### WHAT YOU ARE ASKED TO DO
Up to and including the line with "-0.893, -0.898, -0.889];", write out the listing from its first line, minus the pictures.

### DATA PROVIDED

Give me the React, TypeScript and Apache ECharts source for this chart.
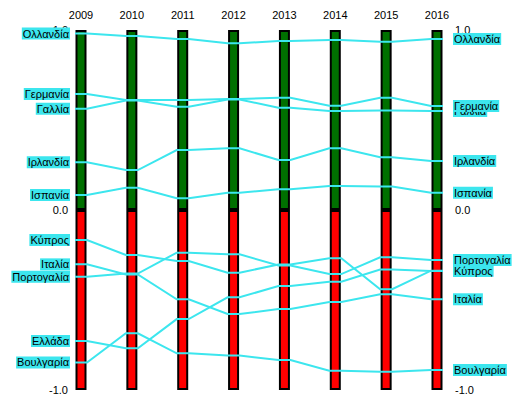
import React, { useEffect, useRef } from 'react';
import * as echarts from 'echarts';

const years = ['2009', '2010', '2011', '2012', '2013', '2014', '2015', '2016'];

// drawing order: later entries are drawn on top
const countries = [
  'Ολλανδία', 'Γαλλία', 'Γερμανία', 'Ιρλανδία', 'Ισπανία',
  'Ελλάδα', 'Πορτογαλία', 'Κύπρος', 'Ιταλία', 'Βουλγαρία',
];

const netherlands = [0.98, 0.967, 0.95, 0.926, 0.939, 0.944, 0.935, 0.95];
const france = [0.563, 0.608, 0.574, 0.614, 0.568, 0.55, 0.553, 0.55];
const germany = [0.644, 0.611, 0.611, 0.617, 0.624, 0.579, 0.624, 0.578];
const ireland = [0.265, 0.222, 0.333, 0.343, 0.278, 0.343, 0.293, 0.272];
const spain = [0.083, 0.124, 0.065, 0.096, 0.115, 0.133, 0.13, 0.096];
const greece = [-0.728, -0.768, -0.606, -0.485, -0.422, -0.398, -0.331, -0.339];
const portugal = [-0.371, -0.353, -0.237, -0.246, -0.308, -0.356, -0.263, -0.278];
const cyprus = [-0.167, -0.25, -0.283, -0.348, -0.303, -0.268, -0.44, -0.337];
const italy = [-0.302, -0.358, -0.496, -0.578, -0.55, -0.511, -0.468, -0.496];
const bulgaria = [-0.847, -0.685, -0.796, -0.809, -0.833, -0.893, -0.898, -0.889];

const seriesValues = [netherlands, france, germany, ireland, spain, greece, portugal, cyprus, italy, bulgaria];

const upperRange = [1, 1, 1, 1, 1, 1, 1, 1];
const lowerRange = [-1, -1, -1, -1, -1, -1, -1, -1];

const CYAN = '#3ce6ee';
const FONT = 'Liberation Sans, Arial, sans-serif';
const HALF = 6;

export default function App() {
  const ref = useRef<HTMLDivElement>(null);
  useEffect(() => {
    const chart = echarts.init(ref.current!, undefined, { renderer: 'svg' });
    const yAxisCommon = {
      type: 'value' as const,
      min: -1,
      max: 1,
      interval: 1,
      axisLine: { show: false },
      axisTick: { show: false },
      splitLine: { show: false },
      axisLabel: {
        color: '#000',
        fontSize: 11,
        fontFamily: FONT,
        formatter: (v: number) => v.toFixed(1),
      },
    };
    chart.setOption({
      animation: false,
      backgroundColor: '#fff',
      grid: { left: 81, right: 85, top: 30, bottom: 6 },
      xAxis: {
        type: 'category',
        data: years,
        position: 'top',
        boundaryGap: false,
        axisLine: { show: false },
        axisTick: { show: false },
        splitLine: { show: false },
        axisLabel: { color: '#000', fontSize: 11, fontFamily: FONT, margin: 10 },
      },
      yAxis: [
        { ...yAxisCommon, position: 'left', axisLabel: { ...yAxisCommon.axisLabel, margin: 13 } },
        { ...yAxisCommon, position: 'right', axisLabel: { ...yAxisCommon.axisLabel, margin: 18 } },
      ],
      series: [
        {
          type: 'bar',
          data: upperRange,
          barWidth: 11,
          barGap: '-100%',
          itemStyle: { color: '#007000', borderColor: '#000', borderWidth: 2 },
          z: 1,
        },
        {
          type: 'bar',
          data: lowerRange,
          barWidth: 11,
          barGap: '-100%',
          itemStyle: { color: '#ff0000', borderColor: '#000', borderWidth: 2 },
          z: 1,
        },
        {
          type: 'custom',
          coordinateSystem: 'cartesian2d',
          clip: false,
          z: 5,
          data: countries.map((name, i) => ({ name, value: [0, seriesValues[i][0]] })),
          renderItem: (params: any, api: any) => {
            const i = params.dataIndex;
            const vals = seriesValues[i];
            const pts: number[][] = [];
            vals.forEach((v, k) => {
              const [x, y] = api.coord([k, v]);
              pts.push([x - HALF, y], [x + HALF, y]);
            });
            const [x0, y0] = api.coord([0, vals[0]]);
            const [x1, y1] = api.coord([years.length - 1, vals[vals.length - 1]]);
            const textStyle = {
              fill: '#000',
              fontSize: 11,
              fontFamily: FONT,
              backgroundColor: CYAN,
              padding: [1, 1, 0, 1],
              verticalAlign: 'middle',
            };
            return {
              type: 'group',
              children: [
                {
                  type: 'polyline',
                  shape: { points: pts },
                  style: { stroke: CYAN, lineWidth: 2, fill: null },
                },
                {
                  type: 'text',
                  x: x0 - 11,
                  y: y0,
                  style: { ...textStyle, text: countries[i], align: 'right' },
                },
                {
                  type: 'text',
                  x: x1 + 16,
                  y: y1,
                  style: { ...textStyle, text: countries[i], align: 'left' },
                },
              ],
            };
          },
        },
      ],
    });
    return () => chart.dispose();
  }, []);
  return <div ref={ref} style={{ position: 'fixed', left: 0, top: 0, width: 522, height: 396 }} />;
}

### EXERCISE RESPONSE
Give me the React, TypeScript and Apache ECharts source for this chart.
import React, { useEffect, useRef } from 'react';
import * as echarts from 'echarts';

const years = ['2009', '2010', '2011', '2012', '2013', '2014', '2015', '2016'];

// drawing order: later entries are drawn on top
const countries = [
  'Ολλανδία', 'Γαλλία', 'Γερμανία', 'Ιρλανδία', 'Ισπανία',
  'Ελλάδα', 'Πορτογαλία', 'Κύπρος', 'Ιταλία', 'Βουλγαρία',
];

const netherlands = [0.98, 0.967, 0.95, 0.926, 0.939, 0.944, 0.935, 0.95];
const france = [0.563, 0.608, 0.574, 0.614, 0.568, 0.55, 0.553, 0.55];
const germany = [0.644, 0.611, 0.611, 0.617, 0.624, 0.579, 0.624, 0.578];
const ireland = [0.265, 0.222, 0.333, 0.343, 0.278, 0.343, 0.293, 0.272];
const spain = [0.083, 0.124, 0.065, 0.096, 0.115, 0.133, 0.13, 0.096];
const greece = [-0.728, -0.768, -0.606, -0.485, -0.422, -0.398, -0.331, -0.339];
const portugal = [-0.371, -0.353, -0.237, -0.246, -0.308, -0.356, -0.263, -0.278];
const cyprus = [-0.167, -0.25, -0.283, -0.348, -0.303, -0.268, -0.44, -0.337];
const italy = [-0.302, -0.358, -0.496, -0.578, -0.55, -0.511, -0.468, -0.496];
const bulgaria = [-0.847, -0.685, -0.796, -0.809, -0.833, -0.893, -0.898, -0.889];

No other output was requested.